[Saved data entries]
###

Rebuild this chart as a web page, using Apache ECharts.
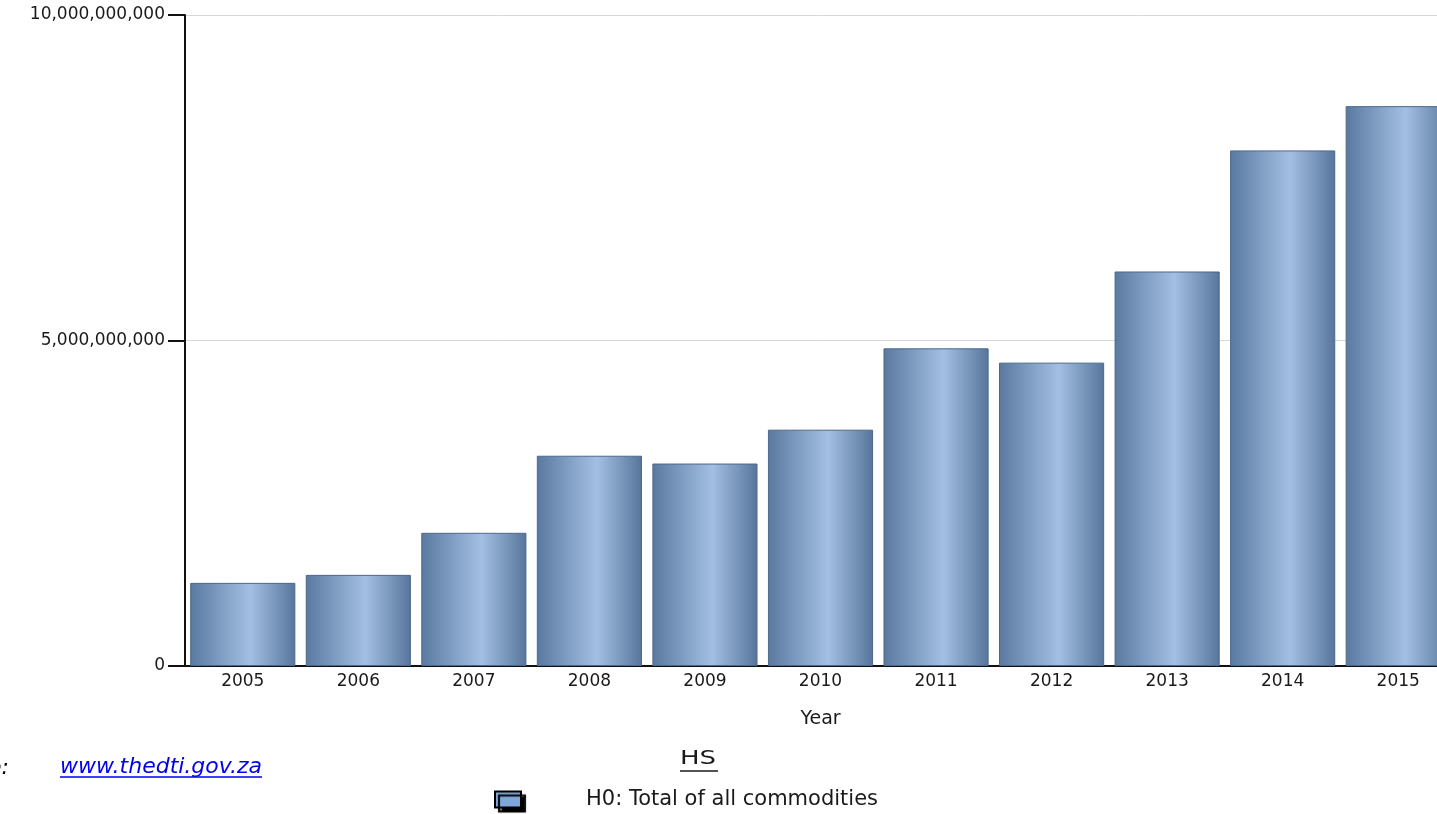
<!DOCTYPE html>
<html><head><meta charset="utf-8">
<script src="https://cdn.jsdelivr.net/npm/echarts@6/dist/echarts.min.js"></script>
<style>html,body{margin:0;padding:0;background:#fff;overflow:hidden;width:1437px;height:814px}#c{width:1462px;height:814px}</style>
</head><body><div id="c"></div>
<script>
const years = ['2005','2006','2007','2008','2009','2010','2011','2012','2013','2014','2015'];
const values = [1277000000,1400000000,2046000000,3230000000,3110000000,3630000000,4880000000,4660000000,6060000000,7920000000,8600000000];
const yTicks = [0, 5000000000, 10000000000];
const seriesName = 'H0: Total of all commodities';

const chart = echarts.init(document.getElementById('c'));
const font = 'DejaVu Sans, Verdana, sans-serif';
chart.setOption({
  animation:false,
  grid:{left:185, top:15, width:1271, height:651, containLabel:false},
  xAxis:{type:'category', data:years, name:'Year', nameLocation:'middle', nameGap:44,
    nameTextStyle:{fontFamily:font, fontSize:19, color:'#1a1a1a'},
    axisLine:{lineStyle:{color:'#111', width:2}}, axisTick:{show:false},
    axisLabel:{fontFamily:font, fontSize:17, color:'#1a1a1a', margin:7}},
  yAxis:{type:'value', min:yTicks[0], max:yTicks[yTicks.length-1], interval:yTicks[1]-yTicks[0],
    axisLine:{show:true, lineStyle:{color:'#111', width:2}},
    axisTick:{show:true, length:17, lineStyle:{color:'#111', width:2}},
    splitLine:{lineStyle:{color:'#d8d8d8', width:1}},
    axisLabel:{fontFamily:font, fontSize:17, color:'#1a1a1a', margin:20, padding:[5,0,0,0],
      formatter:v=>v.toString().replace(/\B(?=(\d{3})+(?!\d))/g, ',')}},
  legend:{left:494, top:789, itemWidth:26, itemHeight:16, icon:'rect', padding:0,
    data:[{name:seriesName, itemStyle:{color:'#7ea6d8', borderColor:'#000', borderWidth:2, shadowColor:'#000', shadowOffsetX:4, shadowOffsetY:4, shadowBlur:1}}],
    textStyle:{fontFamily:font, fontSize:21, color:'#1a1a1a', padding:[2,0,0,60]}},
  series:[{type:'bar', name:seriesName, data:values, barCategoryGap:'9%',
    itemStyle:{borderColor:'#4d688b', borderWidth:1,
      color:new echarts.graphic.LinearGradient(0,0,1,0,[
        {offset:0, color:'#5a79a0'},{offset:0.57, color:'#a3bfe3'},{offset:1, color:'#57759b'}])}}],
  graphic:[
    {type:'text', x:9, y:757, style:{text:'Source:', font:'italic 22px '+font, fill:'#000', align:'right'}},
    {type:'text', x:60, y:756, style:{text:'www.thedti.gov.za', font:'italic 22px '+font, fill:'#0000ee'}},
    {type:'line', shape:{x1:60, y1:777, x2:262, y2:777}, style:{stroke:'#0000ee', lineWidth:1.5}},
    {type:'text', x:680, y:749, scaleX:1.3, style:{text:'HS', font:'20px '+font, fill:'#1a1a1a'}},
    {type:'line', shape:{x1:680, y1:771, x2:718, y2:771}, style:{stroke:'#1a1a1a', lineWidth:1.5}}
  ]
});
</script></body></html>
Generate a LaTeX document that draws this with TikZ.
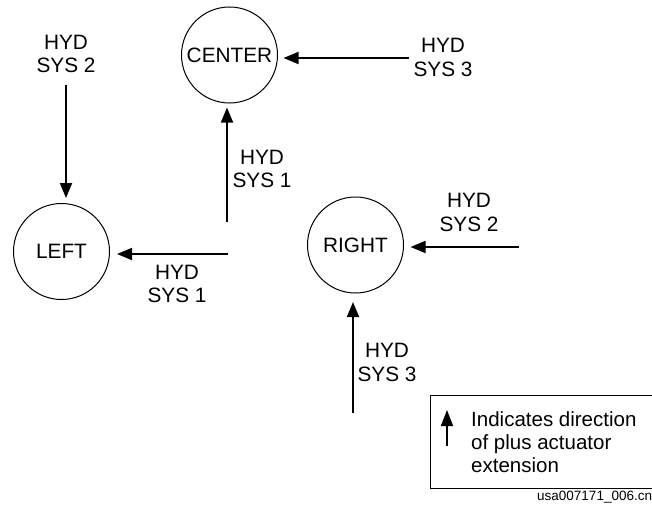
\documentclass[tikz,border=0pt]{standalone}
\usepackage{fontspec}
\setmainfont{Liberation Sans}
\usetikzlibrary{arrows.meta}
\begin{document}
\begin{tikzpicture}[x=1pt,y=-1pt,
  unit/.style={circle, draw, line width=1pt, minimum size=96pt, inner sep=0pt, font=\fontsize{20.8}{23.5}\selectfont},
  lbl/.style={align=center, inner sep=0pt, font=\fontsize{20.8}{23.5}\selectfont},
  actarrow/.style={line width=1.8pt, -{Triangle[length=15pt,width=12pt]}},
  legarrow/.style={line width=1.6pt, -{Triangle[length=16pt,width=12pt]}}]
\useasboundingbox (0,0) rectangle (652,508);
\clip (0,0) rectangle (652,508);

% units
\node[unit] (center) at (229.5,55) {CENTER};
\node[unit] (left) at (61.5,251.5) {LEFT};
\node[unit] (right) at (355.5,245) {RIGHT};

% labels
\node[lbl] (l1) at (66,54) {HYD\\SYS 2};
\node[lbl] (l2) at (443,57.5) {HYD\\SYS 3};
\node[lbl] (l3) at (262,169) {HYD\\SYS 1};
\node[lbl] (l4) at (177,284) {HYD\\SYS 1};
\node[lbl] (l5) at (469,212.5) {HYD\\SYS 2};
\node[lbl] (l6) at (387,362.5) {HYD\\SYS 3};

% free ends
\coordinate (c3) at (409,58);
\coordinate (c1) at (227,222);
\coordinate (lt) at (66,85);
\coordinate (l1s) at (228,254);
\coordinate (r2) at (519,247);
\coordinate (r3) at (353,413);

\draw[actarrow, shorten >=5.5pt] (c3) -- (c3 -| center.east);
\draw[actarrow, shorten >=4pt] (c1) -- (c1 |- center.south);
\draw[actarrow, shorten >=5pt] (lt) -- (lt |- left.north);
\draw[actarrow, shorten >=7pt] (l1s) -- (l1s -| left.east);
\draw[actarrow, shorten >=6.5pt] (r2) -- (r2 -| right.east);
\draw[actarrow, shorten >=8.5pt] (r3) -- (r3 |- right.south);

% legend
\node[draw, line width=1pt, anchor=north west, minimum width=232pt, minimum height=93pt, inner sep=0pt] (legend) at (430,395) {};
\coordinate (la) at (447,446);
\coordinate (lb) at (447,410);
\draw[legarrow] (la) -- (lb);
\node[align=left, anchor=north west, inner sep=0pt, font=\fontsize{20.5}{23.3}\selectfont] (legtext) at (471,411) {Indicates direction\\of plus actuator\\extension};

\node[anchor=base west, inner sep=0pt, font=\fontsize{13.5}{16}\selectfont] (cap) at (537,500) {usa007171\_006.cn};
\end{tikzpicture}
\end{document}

###

### DO THIS:
Repeat the listing above exactly, with no pictures.

### EXPECTED OUTPUT:
Rebuild this chart as a web page, using Apache ECharts.
<!DOCTYPE html>
<html><head><meta charset="utf-8">
<script src="https://cdn.jsdelivr.net/npm/echarts@6/dist/echarts.min.js"></script>
<style>html,body{margin:0;padding:0;background:#fff;overflow:hidden;width:1437px;height:814px}#c{width:1462px;height:814px}</style>
</head><body><div id="c"></div>
<script>
const years = ['2005','2006','2007','2008','2009','2010','2011','2012','2013','2014','2015'];
const values = [1277000000,1400000000,2046000000,3230000000,3110000000,3630000000,4880000000,4660000000,6060000000,7920000000,8600000000];
const yTicks = [0, 5000000000, 10000000000];
const seriesName = 'H0: Total of all commodities';

const chart = echarts.init(document.getElementById('c'));
const font = 'DejaVu Sans, Verdana, sans-serif';
chart.setOption({
  animation:false,
  grid:{left:185, top:15, width:1271, height:651, containLabel:false},
  xAxis:{type:'category', data:years, name:'Year', nameLocation:'middle', nameGap:44,
    nameTextStyle:{fontFamily:font, fontSize:19, color:'#1a1a1a'},
    axisLine:{lineStyle:{color:'#111', width:2}}, axisTick:{show:false},
    axisLabel:{fontFamily:font, fontSize:17, color:'#1a1a1a', margin:7}},
  yAxis:{type:'value', min:yTicks[0], max:yTicks[yTicks.length-1], interval:yTicks[1]-yTicks[0],
    axisLine:{show:true, lineStyle:{color:'#111', width:2}},
    axisTick:{show:true, length:17, lineStyle:{color:'#111', width:2}},
    splitLine:{lineStyle:{color:'#d8d8d8', width:1}},
    axisLabel:{fontFamily:font, fontSize:17, color:'#1a1a1a', margin:20, padding:[5,0,0,0],
      formatter:v=>v.toString().replace(/\B(?=(\d{3})+(?!\d))/g, ',')}},
  legend:{left:494, top:789, itemWidth:26, itemHeight:16, icon:'rect', padding:0,
    data:[{name:seriesName, itemStyle:{color:'#7ea6d8', borderColor:'#000', borderWidth:2, shadowColor:'#000', shadowOffsetX:4, shadowOffsetY:4, shadowBlur:1}}],
    textStyle:{fontFamily:font, fontSize:21, color:'#1a1a1a', padding:[2,0,0,60]}},
  series:[{type:'bar', name:seriesName, data:values, barCategoryGap:'9%',
    itemStyle:{borderColor:'#4d688b', borderWidth:1,
      color:new echarts.graphic.LinearGradient(0,0,1,0,[
        {offset:0, color:'#5a79a0'},{offset:0.57, color:'#a3bfe3'},{offset:1, color:'#57759b'}])}}],
  graphic:[
    {type:'text', x:9, y:757, style:{text:'Source:', font:'italic 22px '+font, fill:'#000', align:'right'}},
    {type:'text', x:60, y:756, style:{text:'www.thedti.gov.za', font:'italic 22px '+font, fill:'#0000ee'}},
    {type:'line', shape:{x1:60, y1:777, x2:262, y2:777}, style:{stroke:'#0000ee', lineWidth:1.5}},
    {type:'text', x:680, y:749, scaleX:1.3, style:{text:'HS', font:'20px '+font, fill:'#1a1a1a'}},
    {type:'line', shape:{x1:680, y1:771, x2:718, y2:771}, style:{stroke:'#1a1a1a', lineWidth:1.5}}
  ]
});
</script></body></html>
Generate a LaTeX document that draws this with TikZ.
\documentclass[tikz,border=0pt]{standalone}
\usepackage{fontspec}
\setmainfont{Liberation Sans}
\usetikzlibrary{arrows.meta}
\begin{document}
\begin{tikzpicture}[x=1pt,y=-1pt,
  unit/.style={circle, draw, line width=1pt, minimum size=96pt, inner sep=0pt, font=\fontsize{20.8}{23.5}\selectfont},
  lbl/.style={align=center, inner sep=0pt, font=\fontsize{20.8}{23.5}\selectfont},
  actarrow/.style={line width=1.8pt, -{Triangle[length=15pt,width=12pt]}},
  legarrow/.style={line width=1.6pt, -{Triangle[length=16pt,width=12pt]}}]
\useasboundingbox (0,0) rectangle (652,508);
\clip (0,0) rectangle (652,508);

% units
\node[unit] (center) at (229.5,55) {CENTER};
\node[unit] (left) at (61.5,251.5) {LEFT};
\node[unit] (right) at (355.5,245) {RIGHT};

% labels
\node[lbl] (l1) at (66,54) {HYD\\SYS 2};
\node[lbl] (l2) at (443,57.5) {HYD\\SYS 3};
\node[lbl] (l3) at (262,169) {HYD\\SYS 1};
\node[lbl] (l4) at (177,284) {HYD\\SYS 1};
\node[lbl] (l5) at (469,212.5) {HYD\\SYS 2};
\node[lbl] (l6) at (387,362.5) {HYD\\SYS 3};

% free ends
\coordinate (c3) at (409,58);
\coordinate (c1) at (227,222);
\coordinate (lt) at (66,85);
\coordinate (l1s) at (228,254);
\coordinate (r2) at (519,247);
\coordinate (r3) at (353,413);

\draw[actarrow, shorten >=5.5pt] (c3) -- (c3 -| center.east);
\draw[actarrow, shorten >=4pt] (c1) -- (c1 |- center.south);
\draw[actarrow, shorten >=5pt] (lt) -- (lt |- left.north);
\draw[actarrow, shorten >=7pt] (l1s) -- (l1s -| left.east);
\draw[actarrow, shorten >=6.5pt] (r2) -- (r2 -| right.east);
\draw[actarrow, shorten >=8.5pt] (r3) -- (r3 |- right.south);

% legend
\node[draw, line width=1pt, anchor=north west, minimum width=232pt, minimum height=93pt, inner sep=0pt] (legend) at (430,395) {};
\coordinate (la) at (447,446);
\coordinate (lb) at (447,410);
\draw[legarrow] (la) -- (lb);
\node[align=left, anchor=north west, inner sep=0pt, font=\fontsize{20.5}{23.3}\selectfont] (legtext) at (471,411) {Indicates direction\\of plus actuator\\extension};

\node[anchor=base west, inner sep=0pt, font=\fontsize{13.5}{16}\selectfont] (cap) at (537,500) {usa007171\_006.cn};
\end{tikzpicture}
\end{document}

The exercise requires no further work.